**Problem requirements**
Give the count of lines containing the string "that", with no other output.

Source code of charts
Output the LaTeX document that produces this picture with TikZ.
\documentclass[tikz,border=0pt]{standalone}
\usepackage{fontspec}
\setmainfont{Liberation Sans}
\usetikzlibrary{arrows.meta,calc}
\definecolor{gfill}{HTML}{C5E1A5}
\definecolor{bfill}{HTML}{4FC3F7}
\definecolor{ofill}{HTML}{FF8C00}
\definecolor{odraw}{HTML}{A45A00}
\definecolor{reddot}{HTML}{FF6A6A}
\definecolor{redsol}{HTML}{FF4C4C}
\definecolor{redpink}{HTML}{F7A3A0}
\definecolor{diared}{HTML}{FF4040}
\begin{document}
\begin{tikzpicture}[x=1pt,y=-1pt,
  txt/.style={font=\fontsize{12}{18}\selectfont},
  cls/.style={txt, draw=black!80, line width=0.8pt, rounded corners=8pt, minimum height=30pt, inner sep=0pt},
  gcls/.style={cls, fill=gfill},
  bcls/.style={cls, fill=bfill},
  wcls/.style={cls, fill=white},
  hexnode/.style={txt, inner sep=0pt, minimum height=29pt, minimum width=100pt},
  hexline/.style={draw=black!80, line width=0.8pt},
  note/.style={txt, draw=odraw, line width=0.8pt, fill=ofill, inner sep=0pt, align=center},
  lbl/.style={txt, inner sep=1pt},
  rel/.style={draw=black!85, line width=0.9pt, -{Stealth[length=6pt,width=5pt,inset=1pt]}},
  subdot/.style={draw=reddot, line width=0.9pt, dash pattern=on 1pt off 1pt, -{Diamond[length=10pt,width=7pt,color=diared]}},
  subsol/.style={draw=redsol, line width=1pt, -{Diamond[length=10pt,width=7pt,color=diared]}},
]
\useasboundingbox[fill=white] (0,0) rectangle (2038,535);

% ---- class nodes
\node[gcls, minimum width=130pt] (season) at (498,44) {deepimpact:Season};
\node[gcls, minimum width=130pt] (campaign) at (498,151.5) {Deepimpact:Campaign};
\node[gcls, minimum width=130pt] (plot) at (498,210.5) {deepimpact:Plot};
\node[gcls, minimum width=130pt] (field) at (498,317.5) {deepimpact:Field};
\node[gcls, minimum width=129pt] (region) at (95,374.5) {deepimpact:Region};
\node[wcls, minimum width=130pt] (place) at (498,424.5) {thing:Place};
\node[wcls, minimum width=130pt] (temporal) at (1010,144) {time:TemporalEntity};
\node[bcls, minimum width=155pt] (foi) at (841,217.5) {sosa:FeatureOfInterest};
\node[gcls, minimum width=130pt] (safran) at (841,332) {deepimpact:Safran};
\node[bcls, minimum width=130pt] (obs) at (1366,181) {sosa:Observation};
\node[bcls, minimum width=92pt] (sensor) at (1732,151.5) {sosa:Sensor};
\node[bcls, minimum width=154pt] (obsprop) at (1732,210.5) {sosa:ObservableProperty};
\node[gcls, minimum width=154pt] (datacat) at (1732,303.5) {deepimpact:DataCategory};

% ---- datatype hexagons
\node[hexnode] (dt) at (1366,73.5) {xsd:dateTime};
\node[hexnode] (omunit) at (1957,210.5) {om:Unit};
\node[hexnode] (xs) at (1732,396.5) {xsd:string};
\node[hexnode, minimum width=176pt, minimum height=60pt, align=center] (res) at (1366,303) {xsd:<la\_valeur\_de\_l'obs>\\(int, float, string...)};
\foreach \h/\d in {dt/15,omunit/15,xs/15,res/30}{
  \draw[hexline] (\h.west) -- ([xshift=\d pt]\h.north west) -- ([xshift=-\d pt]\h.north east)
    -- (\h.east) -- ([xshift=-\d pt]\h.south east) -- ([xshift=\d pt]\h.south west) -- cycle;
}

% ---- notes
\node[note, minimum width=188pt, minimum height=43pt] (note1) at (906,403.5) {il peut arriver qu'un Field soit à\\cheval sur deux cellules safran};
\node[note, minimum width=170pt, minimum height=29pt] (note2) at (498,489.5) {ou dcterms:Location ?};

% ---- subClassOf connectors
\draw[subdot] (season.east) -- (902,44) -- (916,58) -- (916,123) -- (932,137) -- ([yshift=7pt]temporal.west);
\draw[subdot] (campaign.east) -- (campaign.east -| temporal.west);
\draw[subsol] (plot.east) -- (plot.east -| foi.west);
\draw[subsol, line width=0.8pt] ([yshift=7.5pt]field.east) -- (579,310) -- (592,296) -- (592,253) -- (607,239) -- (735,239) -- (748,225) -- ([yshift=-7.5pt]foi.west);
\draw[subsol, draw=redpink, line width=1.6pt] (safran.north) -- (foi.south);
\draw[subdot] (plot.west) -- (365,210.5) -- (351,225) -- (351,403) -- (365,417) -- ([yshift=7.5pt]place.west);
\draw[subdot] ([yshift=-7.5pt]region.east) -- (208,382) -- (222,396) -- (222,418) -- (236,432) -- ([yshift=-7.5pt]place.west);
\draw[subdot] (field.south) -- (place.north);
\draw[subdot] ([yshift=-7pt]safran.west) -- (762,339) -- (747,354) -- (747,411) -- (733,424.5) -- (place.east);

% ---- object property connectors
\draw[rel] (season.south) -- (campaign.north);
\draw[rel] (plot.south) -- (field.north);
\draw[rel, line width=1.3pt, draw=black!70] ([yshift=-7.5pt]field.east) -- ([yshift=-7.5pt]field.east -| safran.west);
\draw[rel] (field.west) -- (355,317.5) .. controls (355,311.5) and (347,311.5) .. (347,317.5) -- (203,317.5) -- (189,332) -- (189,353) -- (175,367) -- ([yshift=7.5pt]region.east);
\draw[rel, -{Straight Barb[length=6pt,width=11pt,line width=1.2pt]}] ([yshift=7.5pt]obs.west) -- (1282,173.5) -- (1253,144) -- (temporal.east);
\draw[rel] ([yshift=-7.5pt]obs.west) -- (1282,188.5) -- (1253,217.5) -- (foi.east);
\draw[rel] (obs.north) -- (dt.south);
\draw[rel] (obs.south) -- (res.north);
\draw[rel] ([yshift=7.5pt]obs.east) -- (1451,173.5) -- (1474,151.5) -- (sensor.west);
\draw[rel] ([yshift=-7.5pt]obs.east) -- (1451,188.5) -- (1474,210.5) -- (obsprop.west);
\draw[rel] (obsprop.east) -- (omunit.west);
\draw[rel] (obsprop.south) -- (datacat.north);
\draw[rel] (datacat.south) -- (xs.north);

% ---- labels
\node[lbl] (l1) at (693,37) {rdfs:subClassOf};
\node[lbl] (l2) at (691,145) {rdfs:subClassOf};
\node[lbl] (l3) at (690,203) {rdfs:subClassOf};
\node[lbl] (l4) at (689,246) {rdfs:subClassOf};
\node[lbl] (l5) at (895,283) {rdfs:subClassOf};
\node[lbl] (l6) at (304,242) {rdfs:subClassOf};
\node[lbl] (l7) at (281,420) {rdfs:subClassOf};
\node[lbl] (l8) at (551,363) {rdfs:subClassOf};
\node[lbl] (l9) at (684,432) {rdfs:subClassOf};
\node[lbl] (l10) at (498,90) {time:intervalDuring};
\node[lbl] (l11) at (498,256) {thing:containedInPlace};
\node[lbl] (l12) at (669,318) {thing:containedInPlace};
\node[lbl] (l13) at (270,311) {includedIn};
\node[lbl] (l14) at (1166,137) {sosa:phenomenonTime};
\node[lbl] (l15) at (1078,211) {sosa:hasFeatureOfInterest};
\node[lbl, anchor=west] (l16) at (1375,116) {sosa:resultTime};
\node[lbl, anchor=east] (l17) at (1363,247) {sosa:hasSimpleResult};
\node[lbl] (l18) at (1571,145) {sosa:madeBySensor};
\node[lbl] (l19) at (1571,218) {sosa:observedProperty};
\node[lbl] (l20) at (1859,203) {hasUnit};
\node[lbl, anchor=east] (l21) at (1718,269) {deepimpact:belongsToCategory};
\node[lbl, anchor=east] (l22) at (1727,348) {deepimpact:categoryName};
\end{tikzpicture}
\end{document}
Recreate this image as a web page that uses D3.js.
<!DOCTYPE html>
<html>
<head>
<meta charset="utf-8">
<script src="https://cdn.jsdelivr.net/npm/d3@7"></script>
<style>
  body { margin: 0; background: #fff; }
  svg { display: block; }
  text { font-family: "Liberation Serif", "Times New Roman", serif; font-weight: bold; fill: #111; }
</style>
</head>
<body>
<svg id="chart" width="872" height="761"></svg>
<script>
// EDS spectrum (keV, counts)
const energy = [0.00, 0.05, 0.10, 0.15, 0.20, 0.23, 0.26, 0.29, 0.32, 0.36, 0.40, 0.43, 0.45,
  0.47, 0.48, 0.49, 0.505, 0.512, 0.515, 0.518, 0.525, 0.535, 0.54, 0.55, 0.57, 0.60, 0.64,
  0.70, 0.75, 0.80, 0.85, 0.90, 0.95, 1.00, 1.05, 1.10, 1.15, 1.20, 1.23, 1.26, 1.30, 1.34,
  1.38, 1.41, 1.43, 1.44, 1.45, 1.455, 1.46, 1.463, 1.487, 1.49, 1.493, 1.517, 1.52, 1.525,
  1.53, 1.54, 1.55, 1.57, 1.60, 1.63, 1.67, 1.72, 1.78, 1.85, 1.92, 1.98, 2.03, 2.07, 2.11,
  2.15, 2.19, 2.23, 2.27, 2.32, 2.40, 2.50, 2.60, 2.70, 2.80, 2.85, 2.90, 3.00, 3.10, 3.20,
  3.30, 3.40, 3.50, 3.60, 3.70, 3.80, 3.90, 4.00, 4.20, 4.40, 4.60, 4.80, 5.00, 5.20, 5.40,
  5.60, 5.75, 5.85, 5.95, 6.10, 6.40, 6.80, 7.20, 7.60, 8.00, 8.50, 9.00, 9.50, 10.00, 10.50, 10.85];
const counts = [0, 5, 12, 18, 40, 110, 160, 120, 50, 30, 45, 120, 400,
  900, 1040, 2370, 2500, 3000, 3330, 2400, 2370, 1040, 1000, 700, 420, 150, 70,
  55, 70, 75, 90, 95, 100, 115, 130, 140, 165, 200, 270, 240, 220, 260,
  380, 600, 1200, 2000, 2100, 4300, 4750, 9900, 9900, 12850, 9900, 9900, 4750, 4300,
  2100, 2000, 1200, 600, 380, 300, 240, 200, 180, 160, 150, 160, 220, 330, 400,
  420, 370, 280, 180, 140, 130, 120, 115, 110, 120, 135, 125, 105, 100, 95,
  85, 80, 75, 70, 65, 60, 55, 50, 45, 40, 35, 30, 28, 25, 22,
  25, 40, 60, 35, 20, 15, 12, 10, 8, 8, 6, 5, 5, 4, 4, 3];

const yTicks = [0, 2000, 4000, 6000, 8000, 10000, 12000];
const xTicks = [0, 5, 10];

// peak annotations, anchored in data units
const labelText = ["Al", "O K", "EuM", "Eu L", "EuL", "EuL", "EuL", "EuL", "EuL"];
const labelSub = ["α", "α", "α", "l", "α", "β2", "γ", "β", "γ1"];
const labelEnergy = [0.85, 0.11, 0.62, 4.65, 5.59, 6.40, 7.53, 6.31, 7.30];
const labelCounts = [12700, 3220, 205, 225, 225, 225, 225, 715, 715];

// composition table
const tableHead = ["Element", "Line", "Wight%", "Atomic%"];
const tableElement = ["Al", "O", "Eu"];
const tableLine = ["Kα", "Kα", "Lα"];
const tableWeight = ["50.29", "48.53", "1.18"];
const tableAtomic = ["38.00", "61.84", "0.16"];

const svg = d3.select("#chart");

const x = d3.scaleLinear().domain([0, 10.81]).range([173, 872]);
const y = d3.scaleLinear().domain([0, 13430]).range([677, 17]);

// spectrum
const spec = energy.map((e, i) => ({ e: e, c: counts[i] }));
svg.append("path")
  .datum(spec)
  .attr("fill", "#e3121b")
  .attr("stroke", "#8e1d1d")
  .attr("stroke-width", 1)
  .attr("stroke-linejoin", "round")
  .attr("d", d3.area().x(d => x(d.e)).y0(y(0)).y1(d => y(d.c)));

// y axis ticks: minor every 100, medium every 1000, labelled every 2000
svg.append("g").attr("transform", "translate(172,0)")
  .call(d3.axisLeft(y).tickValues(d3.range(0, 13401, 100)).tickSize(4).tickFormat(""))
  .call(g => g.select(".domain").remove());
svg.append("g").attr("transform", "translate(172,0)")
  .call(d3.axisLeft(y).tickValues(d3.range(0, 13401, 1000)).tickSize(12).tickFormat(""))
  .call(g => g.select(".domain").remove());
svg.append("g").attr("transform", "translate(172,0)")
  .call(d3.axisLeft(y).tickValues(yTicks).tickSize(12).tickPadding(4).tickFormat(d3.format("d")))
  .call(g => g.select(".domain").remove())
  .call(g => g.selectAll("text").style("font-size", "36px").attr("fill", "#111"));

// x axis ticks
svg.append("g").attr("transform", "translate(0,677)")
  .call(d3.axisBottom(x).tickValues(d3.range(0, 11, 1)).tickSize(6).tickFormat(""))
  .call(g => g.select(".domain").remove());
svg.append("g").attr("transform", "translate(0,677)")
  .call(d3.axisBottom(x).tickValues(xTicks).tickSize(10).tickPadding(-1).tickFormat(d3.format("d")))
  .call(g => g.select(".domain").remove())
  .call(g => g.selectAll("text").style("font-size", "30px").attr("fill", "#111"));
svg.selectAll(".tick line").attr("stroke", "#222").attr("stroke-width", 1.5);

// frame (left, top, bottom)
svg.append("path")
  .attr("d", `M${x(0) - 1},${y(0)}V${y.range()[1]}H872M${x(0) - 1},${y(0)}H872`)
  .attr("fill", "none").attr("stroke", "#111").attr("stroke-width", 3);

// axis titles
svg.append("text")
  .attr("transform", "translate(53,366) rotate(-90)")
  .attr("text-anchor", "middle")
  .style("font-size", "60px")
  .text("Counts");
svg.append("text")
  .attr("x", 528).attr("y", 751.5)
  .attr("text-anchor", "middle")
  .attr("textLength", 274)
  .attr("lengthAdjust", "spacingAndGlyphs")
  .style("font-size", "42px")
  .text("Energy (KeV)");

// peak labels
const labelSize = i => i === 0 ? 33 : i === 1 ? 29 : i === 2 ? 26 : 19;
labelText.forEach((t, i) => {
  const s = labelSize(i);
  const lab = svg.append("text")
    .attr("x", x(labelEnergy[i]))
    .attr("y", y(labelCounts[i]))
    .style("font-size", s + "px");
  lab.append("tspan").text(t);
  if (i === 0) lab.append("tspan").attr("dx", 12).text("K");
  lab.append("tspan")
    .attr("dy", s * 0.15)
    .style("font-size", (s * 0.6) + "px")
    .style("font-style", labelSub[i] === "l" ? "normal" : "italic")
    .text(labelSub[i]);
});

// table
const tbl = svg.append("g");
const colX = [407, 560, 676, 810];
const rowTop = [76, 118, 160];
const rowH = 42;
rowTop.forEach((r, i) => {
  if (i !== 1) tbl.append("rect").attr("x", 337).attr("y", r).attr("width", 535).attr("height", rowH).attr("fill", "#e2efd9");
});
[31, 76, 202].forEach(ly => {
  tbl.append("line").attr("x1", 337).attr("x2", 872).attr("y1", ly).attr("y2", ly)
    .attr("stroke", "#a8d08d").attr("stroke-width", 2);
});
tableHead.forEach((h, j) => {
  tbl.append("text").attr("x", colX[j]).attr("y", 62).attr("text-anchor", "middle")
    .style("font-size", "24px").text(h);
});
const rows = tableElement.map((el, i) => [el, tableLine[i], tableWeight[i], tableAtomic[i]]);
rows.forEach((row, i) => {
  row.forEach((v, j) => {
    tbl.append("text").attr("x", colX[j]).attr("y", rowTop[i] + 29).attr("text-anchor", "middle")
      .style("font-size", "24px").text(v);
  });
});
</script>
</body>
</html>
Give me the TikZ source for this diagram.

**Exercise response**
2